Understanding Material Models in Robotics
Material models describe how materials respond to forces, strains, and environmental factors. In robotics, these models help simulate the behavior of components such as joints, arms, and frames. Standard models like linear elasticity are often insufficient for complex materials, necessitating custom models for more accurate results.
Steps to Develop Custom Material Models
- Material Characterization: Conduct experiments to gather data on material responses under different loads and conditions.
- Data Analysis: Analyze experimental data to identify key behaviors and parameters.
- Model Formulation: Choose or develop mathematical representations that capture the observed behaviors.
- Implementation: Integrate the model into simulation software using programming languages like Python or C++.
- Validation: Compare simulation results with experimental data to ensure accuracy.
Benefits of Custom Material Models
Using custom material models enhances the fidelity of simulations, leading to several benefits:
- Improved Accuracy: Better prediction of real-world behavior.
- Optimized Designs: More efficient material usage and structural layouts.
- Enhanced Safety: Accurate stress and strain analysis reduces failure risks.
- Innovative Materials: Ability to incorporate new or composite materials into simulations.

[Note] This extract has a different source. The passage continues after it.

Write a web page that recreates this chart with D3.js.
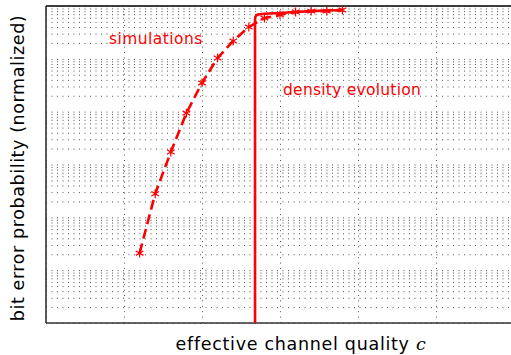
<!DOCTYPE html>
<html>
<head>
<meta charset="utf-8">
<script src="https://cdn.jsdelivr.net/npm/d3@7"></script>
<style>
  html, body { margin: 0; padding: 0; background: #fff; }
  svg { display: block; font-family: "DejaVu Sans", sans-serif; }
</style>
</head>
<body>
<svg id="chart" width="511" height="355"></svg>
<script>
// Simulated bit error probability vs. effective channel quality
const simC = [0.6, 0.7, 0.8, 0.9, 1.0, 1.1, 1.2, 1.3, 1.4, 1.5, 1.6, 1.7, 1.8, 1.9];
const simP = [2.1e-5, 2.8e-4, 1.72e-3, 9.4e-3, 0.035, 0.104, 0.218, 0.40, 0.59, 0.68, 0.77, 0.80, 0.80, 0.84];

// Density-evolution prediction: sharp threshold then saturating branch
const deC = [1.34, 1.34, 1.342, 1.348, 1.36, 1.4, 1.5, 1.6, 1.7, 1.8, 1.9];
const deP = [1e-6, 0.54, 0.62, 0.665, 0.69, 0.715, 0.737, 0.77, 0.80, 0.82, 0.84];

// Axis ranges and grid tick values
const xDomain = [0, 3];
const xGridTicks = [0, 0.5, 1, 1.5, 2, 2.5, 3];
const yDomain = [1e-6, 1];

const labels = {
  x: "effective channel quality ",
  xVar: "c",
  y: "bit error probability (normalized)",
  sim: "simulations",
  de: "density evolution"
};

const svg = d3.select("#chart");
const margin = { left: 46, top: 6 };
const width = 468, height = 317;

const x = d3.scaleLinear().domain(xDomain).range([0, width]);
const y = d3.scaleLog().domain(yDomain).range([height, 0]);

const g = svg.append("g").attr("transform", `translate(${margin.left},${margin.top})`);

g.append("clipPath").attr("id", "plot-clip")
  .append("rect").attr("width", width).attr("height", height);

// Horizontal log grid (1..9 per decade), dotted
const yGrid = g.append("g")
  .call(d3.axisLeft(y).tickSize(-width).tickFormat(""));
yGrid.select(".domain").remove();
yGrid.selectAll(".tick line")
  .attr("stroke", "#555").attr("stroke-width", 1)
  .attr("stroke-dasharray", "1,4.5");

// Vertical grid, dotted
const xGrid = g.append("g")
  .attr("transform", `translate(0,${height})`)
  .call(d3.axisBottom(x).tickValues(xGridTicks).tickSize(-height).tickFormat(""));
xGrid.select(".domain").remove();
xGrid.selectAll(".tick line")
  .attr("stroke", "#555").attr("stroke-width", 1)
  .attr("stroke-dasharray", "1,4.4");

// Frame: left, top and bottom edges
g.append("line").attr("x1", 0).attr("x2", 0).attr("y1", 0).attr("y2", height)
  .attr("stroke", "#333").attr("stroke-width", 1.6);
g.append("line").attr("x1", 0).attr("x2", width).attr("y1", height).attr("y2", height)
  .attr("stroke", "#333").attr("stroke-width", 1.6);
g.append("line").attr("x1", 0).attr("x2", width).attr("y1", 0).attr("y2", 0)
  .attr("stroke", "#000").attr("stroke-width", 1.6);

const plot = g.append("g").attr("clip-path", "url(#plot-clip)");

const line = d3.line().x(d => x(d[0])).y(d => y(d[1]));

// Density evolution curve
plot.append("path")
  .datum(deC.map((c, i) => [c, deP[i]]))
  .attr("d", line.curve(d3.curveLinear))
  .attr("fill", "none").attr("stroke", "#ff0000")
  .attr("stroke-width", 2.6).attr("stroke-linejoin", "round");

// Simulation curve (dashed) with asterisk markers
const simData = simC.map((c, i) => [c, simP[i]]);
plot.append("path")
  .datum(simData)
  .attr("d", line)
  .attr("fill", "none").attr("stroke", "#ff0000")
  .attr("stroke-width", 2.6).attr("stroke-dasharray", "10,5");

plot.selectAll(".mark").data(simData).enter().append("path")
  .attr("class", "mark")
  .attr("transform", d => `translate(${x(d[0])},${y(d[1])})`)
  .attr("d", d3.symbol(d3.symbolAsterisk, 55))
  .attr("fill", "none").attr("stroke", "#ff0000").attr("stroke-width", 1.2);

// In-plot labels
g.append("text").attr("x", 63).attr("y", 38)
  .attr("fill", "#ff0000").attr("font-size", 15.5).attr("letter-spacing", 0.45)
  .text(labels.sim);
g.append("text").attr("x", 237).attr("y", 89)
  .attr("fill", "#ff0000").attr("font-size", 15.5).attr("letter-spacing", 0.25)
  .text(labels.de);

// Axis titles
const xt = svg.append("text").attr("x", 301).attr("y", 350)
  .attr("text-anchor", "middle").attr("font-size", 17.5).attr("letter-spacing", 0.7)
  .attr("fill", "#000");
xt.append("tspan").text(labels.x);
xt.append("tspan").attr("font-family", "'DejaVu Serif', serif")
  .attr("font-style", "italic").text(labels.xVar);

svg.append("text")
  .attr("transform", `translate(24,168) rotate(-90)`)
  .attr("text-anchor", "middle").attr("font-size", 17.5).attr("letter-spacing", 0.6)
  .attr("fill", "#000")
  .text(labels.y);
</script>
</body>
</html>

Challenges and Future Directions
Developing custom material models presents challenges such as complex data collection, computational demands, and the need for specialized expertise. Future advancements include integrating machine learning techniques to automate model development and improve predictive capabilities.
As robotics continues to evolve, the importance of accurate material modeling will grow, enabling the creation of more sophisticated and reliable robotic systems.